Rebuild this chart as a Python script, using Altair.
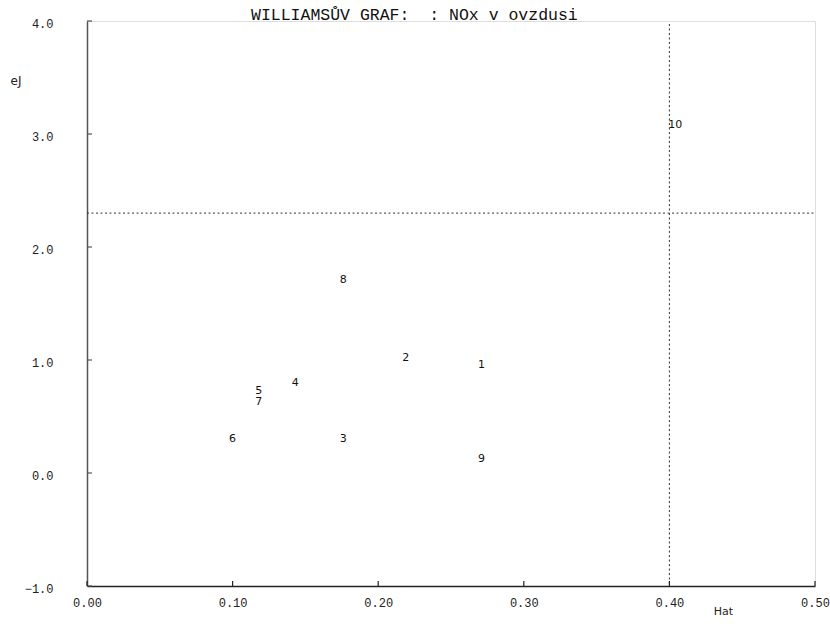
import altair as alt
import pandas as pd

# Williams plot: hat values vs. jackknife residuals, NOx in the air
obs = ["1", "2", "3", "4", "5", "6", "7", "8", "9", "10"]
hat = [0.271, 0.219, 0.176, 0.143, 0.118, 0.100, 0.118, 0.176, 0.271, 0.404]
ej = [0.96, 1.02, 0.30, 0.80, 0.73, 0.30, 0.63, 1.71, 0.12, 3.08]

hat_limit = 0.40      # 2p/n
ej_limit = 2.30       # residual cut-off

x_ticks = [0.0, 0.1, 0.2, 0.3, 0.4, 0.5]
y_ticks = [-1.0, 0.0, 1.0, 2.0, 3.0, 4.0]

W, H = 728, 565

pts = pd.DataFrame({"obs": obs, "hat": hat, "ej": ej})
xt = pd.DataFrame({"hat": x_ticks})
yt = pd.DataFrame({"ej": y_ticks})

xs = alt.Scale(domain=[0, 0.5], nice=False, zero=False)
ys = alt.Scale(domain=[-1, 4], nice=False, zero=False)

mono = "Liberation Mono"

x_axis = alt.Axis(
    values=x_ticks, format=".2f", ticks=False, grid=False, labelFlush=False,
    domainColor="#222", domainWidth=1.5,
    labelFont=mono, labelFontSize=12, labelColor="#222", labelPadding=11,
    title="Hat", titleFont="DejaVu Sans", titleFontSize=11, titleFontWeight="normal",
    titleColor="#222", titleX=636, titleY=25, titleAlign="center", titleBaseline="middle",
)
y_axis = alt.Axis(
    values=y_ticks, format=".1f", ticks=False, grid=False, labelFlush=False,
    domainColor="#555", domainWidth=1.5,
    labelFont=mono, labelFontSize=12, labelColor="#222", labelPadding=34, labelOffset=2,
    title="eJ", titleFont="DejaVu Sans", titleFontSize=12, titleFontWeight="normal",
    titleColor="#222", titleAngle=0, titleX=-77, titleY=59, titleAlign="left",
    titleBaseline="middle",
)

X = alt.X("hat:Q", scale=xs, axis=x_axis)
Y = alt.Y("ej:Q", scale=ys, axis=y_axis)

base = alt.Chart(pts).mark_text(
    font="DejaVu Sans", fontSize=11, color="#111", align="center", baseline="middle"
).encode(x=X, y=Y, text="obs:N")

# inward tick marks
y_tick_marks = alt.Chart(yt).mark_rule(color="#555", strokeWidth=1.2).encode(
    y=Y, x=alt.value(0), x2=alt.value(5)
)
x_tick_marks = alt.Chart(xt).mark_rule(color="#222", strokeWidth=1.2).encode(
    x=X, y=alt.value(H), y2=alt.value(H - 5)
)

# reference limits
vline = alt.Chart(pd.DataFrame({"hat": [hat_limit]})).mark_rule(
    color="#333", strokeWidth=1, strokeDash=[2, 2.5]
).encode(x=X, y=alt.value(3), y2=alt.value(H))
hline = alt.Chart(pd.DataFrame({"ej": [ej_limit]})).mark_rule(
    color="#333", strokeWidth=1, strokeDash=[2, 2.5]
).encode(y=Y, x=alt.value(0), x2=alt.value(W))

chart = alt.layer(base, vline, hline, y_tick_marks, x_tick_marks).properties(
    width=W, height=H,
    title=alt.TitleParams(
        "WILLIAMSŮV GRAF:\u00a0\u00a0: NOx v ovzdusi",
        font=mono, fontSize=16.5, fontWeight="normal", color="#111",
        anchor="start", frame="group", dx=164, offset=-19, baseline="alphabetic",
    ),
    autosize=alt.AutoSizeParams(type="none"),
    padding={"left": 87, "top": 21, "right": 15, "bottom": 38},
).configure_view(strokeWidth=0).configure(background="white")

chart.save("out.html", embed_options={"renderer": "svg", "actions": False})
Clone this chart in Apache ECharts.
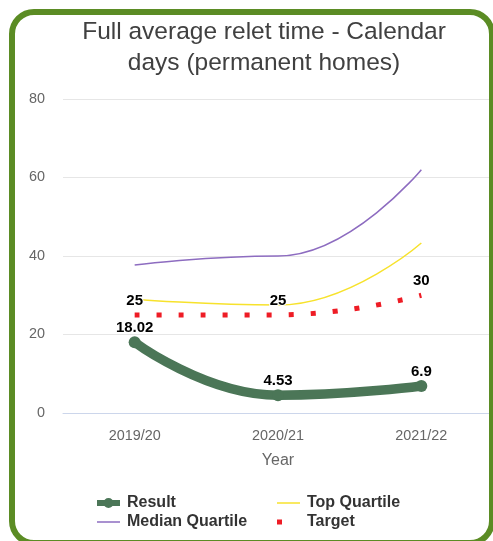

---

Problem statement: Exclude the pictures. Write out the remaining data exactly.

Result for this task:
Rebuild this chart as a Python script, using Altair.
import altair as alt
import pandas as pd

# Williams plot: hat values vs. jackknife residuals, NOx in the air
obs = ["1", "2", "3", "4", "5", "6", "7", "8", "9", "10"]
hat = [0.271, 0.219, 0.176, 0.143, 0.118, 0.100, 0.118, 0.176, 0.271, 0.404]
ej = [0.96, 1.02, 0.30, 0.80, 0.73, 0.30, 0.63, 1.71, 0.12, 3.08]

hat_limit = 0.40      # 2p/n
ej_limit = 2.30       # residual cut-off

x_ticks = [0.0, 0.1, 0.2, 0.3, 0.4, 0.5]
y_ticks = [-1.0, 0.0, 1.0, 2.0, 3.0, 4.0]

W, H = 728, 565

pts = pd.DataFrame({"obs": obs, "hat": hat, "ej": ej})
xt = pd.DataFrame({"hat": x_ticks})
yt = pd.DataFrame({"ej": y_ticks})

xs = alt.Scale(domain=[0, 0.5], nice=False, zero=False)
ys = alt.Scale(domain=[-1, 4], nice=False, zero=False)

mono = "Liberation Mono"

x_axis = alt.Axis(
    values=x_ticks, format=".2f", ticks=False, grid=False, labelFlush=False,
    domainColor="#222", domainWidth=1.5,
    labelFont=mono, labelFontSize=12, labelColor="#222", labelPadding=11,
    title="Hat", titleFont="DejaVu Sans", titleFontSize=11, titleFontWeight="normal",
    titleColor="#222", titleX=636, titleY=25, titleAlign="center", titleBaseline="middle",
)
y_axis = alt.Axis(
    values=y_ticks, format=".1f", ticks=False, grid=False, labelFlush=False,
    domainColor="#555", domainWidth=1.5,
    labelFont=mono, labelFontSize=12, labelColor="#222", labelPadding=34, labelOffset=2,
    title="eJ", titleFont="DejaVu Sans", titleFontSize=12, titleFontWeight="normal",
    titleColor="#222", titleAngle=0, titleX=-77, titleY=59, titleAlign="left",
    titleBaseline="middle",
)

X = alt.X("hat:Q", scale=xs, axis=x_axis)
Y = alt.Y("ej:Q", scale=ys, axis=y_axis)

base = alt.Chart(pts).mark_text(
    font="DejaVu Sans", fontSize=11, color="#111", align="center", baseline="middle"
).encode(x=X, y=Y, text="obs:N")

# inward tick marks
y_tick_marks = alt.Chart(yt).mark_rule(color="#555", strokeWidth=1.2).encode(
    y=Y, x=alt.value(0), x2=alt.value(5)
)
x_tick_marks = alt.Chart(xt).mark_rule(color="#222", strokeWidth=1.2).encode(
    x=X, y=alt.value(H), y2=alt.value(H - 5)
)

# reference limits
vline = alt.Chart(pd.DataFrame({"hat": [hat_limit]})).mark_rule(
    color="#333", strokeWidth=1, strokeDash=[2, 2.5]
).encode(x=X, y=alt.value(3), y2=alt.value(H))
hline = alt.Chart(pd.DataFrame({"ej": [ej_limit]})).mark_rule(
    color="#333", strokeWidth=1, strokeDash=[2, 2.5]
).encode(y=Y, x=alt.value(0), x2=alt.value(W))

chart = alt.layer(base, vline, hline, y_tick_marks, x_tick_marks).properties(
    width=W, height=H,
    title=alt.TitleParams(
        "WILLIAMSŮV GRAF:\u00a0\u00a0: NOx v ovzdusi",
        font=mono, fontSize=16.5, fontWeight="normal", color="#111",
        anchor="start", frame="group", dx=164, offset=-19, baseline="alphabetic",
    ),
    autosize=alt.AutoSizeParams(type="none"),
    padding={"left": 87, "top": 21, "right": 15, "bottom": 38},
).configure_view(strokeWidth=0).configure(background="white")

chart.save("out.html", embed_options={"renderer": "svg", "actions": False})
Clone this chart in Apache ECharts.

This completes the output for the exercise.